So what were my highlights from Tuesday? Another Champion Beer of Britain accolade for an Essex brewery was a major achievement for a county that only a few years back could boast Crouch Vale and little else following Greene King’s closure of Ridley’s. Crouch Vale’s consecutive successes with Brewer’s Gold in 2005 and 2006 set the scene for an Essex brewing revival that now sees Maldon-based Mighty Oak’s Oscar Wilde mild take the big prize. This is also a major shot in the arm for mild, a favourite style of mine, with Oscar Wilde having long ago marked itself out as a classic in my eyes. But Mighty Oak’s success is doubly pleasing to me given that the brewery’s original home was less than half a mile from my own!
Fortunately, my familiarity with Oscar Wilde mild meant there was little need to chase down a sample at GBBF. Indeed, I can enjoy a pint of Mighty Oak’s finest at the excellent Viper pub in Mill Green, only a few miles bike ride away. Instead, after a few British ales (largely chosen at random nowadays but with a definite leaning towards lower strength offerings of late) I inevitably revert to type and immerse myself in he beer cultures of near and far flung lands care of the Bieres sans Frontieres bars.
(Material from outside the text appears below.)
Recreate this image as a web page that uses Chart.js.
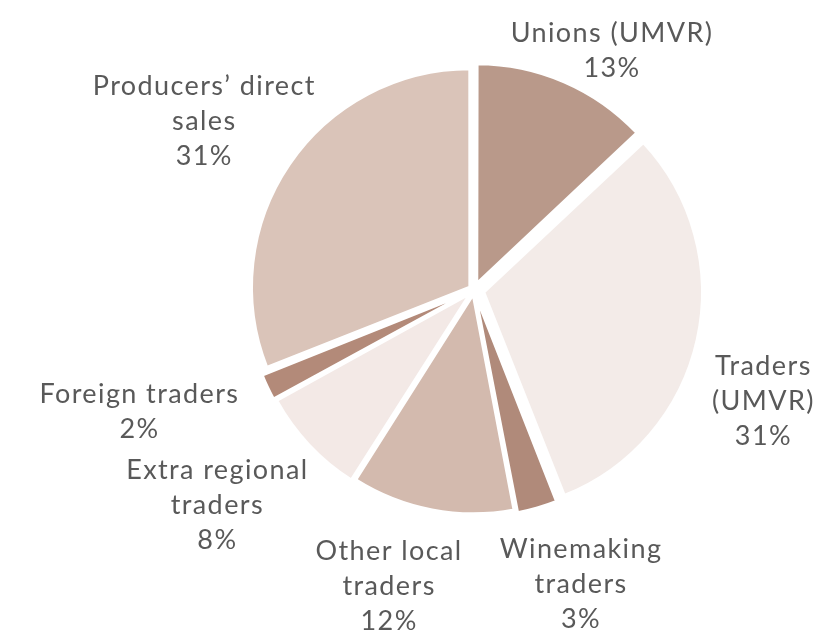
<!DOCTYPE html>
<html>
<head>
<meta charset="utf-8">
<script src="https://cdn.jsdelivr.net/npm/chart.js@4"></script>
<style>
  html, body { margin: 0; padding: 0; background: #fff; }
  #wrap { width: 838px; height: 634px; }
</style>
</head>
<body>
<div id="wrap"><canvas id="grafico"></canvas></div>
<script>
// dados
const categorias = [
    ['Unions (UMVR)'],
    ['Traders', '(UMVR)'],
    ['Winemaking', 'traders'],
    ['Other local', 'traders'],
    ['Extra regional', 'traders'],
    ['Foreign traders'],
    ['Producers\u2019 direct', 'sales']
]
const valores = [13, 31, 3, 12, 8, 2, 31]

// estilo
const cores = ['#b9998a', '#f3ebe8', '#b08a7a', '#d3baae', '#f3e9e6', '#b38a79', '#dac4b9']
const deslocamento = [28, 40, 20, 18, 22, 22, 20]
// posicao dos rotulos: [distancia do centro, ajuste do angulo em graus]
const posRotulo = [[276, 6.6], [310, 8.4], [313, -3.8], [308, 5.2], [335, 3.2], [356, 5.2], [318, -2.2]]

const rotulos = {
    id: 'rotulos',
    afterDraw(chart) {
        const ctx = chart.ctx
        const meta = chart.getDatasetMeta(0)
        ctx.save()
        ctx.fillStyle = '#595959'
        ctx.font = '27px Lato'
        ctx.letterSpacing = '1.4px'
        ctx.textAlign = 'center'
        ctx.textBaseline = 'middle'
        meta.data.forEach((arc, i) => {
            const p = arc.getProps(['x', 'y', 'startAngle', 'endAngle'])
            const meio = (p.startAngle + p.endAngle) / 2 + posRotulo[i][1] * Math.PI / 180
            const cx = p.x + Math.cos(meio) * posRotulo[i][0]
            const cy = p.y + Math.sin(meio) * posRotulo[i][0]
            const linhas = categorias[i].concat([valores[i] + '%'])
            const alt = 35
            linhas.forEach((t, j) => {
                ctx.fillText(t, cx, cy + (j - (linhas.length - 1) / 2) * alt)
            })
        })
        ctx.restore()
    }
}

new Chart(document.getElementById('grafico'), {
    type: 'pie',
    data: {
        labels: categorias.map(c => c.join(' ')),
        datasets: [{
            data: valores,
            backgroundColor: cores,
            borderColor: '#ffffff',
            borderWidth: 3,
            offset: deslocamento
        }]
    },
    options: {
        responsive: true,
        maintainAspectRatio: false,
        animation: false,
        radius: 218,
        layout: { padding: { left: 250, top: 66, right: 140, bottom: 120 } },
        plugins: {
            legend: { display: false },
            tooltip: { enabled: false }
        }
    },
    plugins: [rotulos]
})
</script>
</body>
</html>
Top of my 2011 tipples list – at least from opening night, I’m going back again tonight and possibly tomorrow – must go to Bohemia’s Rakovnik Pils. I’ve already come clean about my love of unfiltered, unpasteurised lagers in my post on unexpected Turkish delight Perge Pilsner, but good quality examples from the original homeland of straw-coloured lagers take the experience to another level. Even my lager-sceptic friends were impressed. With two other similar brews on offer on the night, from Bernard and also Budweiser Budvar’s “yeast beer”, I was already a very happy tippster. With plenty of other interesting brews on offer too, including interpretations of British styles and “fruit-enhanced” lagers of a kind frowned on in neighbouring Germany, GBBF’s Czech bar is finally starting to stretch its legs after years peddling only the most obvious of that country’s beers.
If my focusing on foreign brews at the Great British Beer Festival seems perverse the reasons are simple: GBBF provides about the best regular opportunity in the UK to discover at least a sampling of the many delights that our counterparts overseas are able to enjoy. But not everything I see here pleases me.
Why, for instance, advertise that the American beer bar will be offering a rare Belgian-style oud bruin from the excellent Deschutes brewery only to be told that the 12 (yes, 12!) bottles that had been procured had sold out by 12:30 that lunchtime during the trade session, when average punters such as myself can’t normally gain entry. Adding insult to injury, the otherwise helpful bar person told me that getting hold of a bottle was a “perk of working at the festival’. I’m not questioning CAMRA’s right to reward its volunteer staff in any way it sees fit. But it’s probably wise not to raise the expectations of the paying public by advertising something they’ll never actually be able to acquire.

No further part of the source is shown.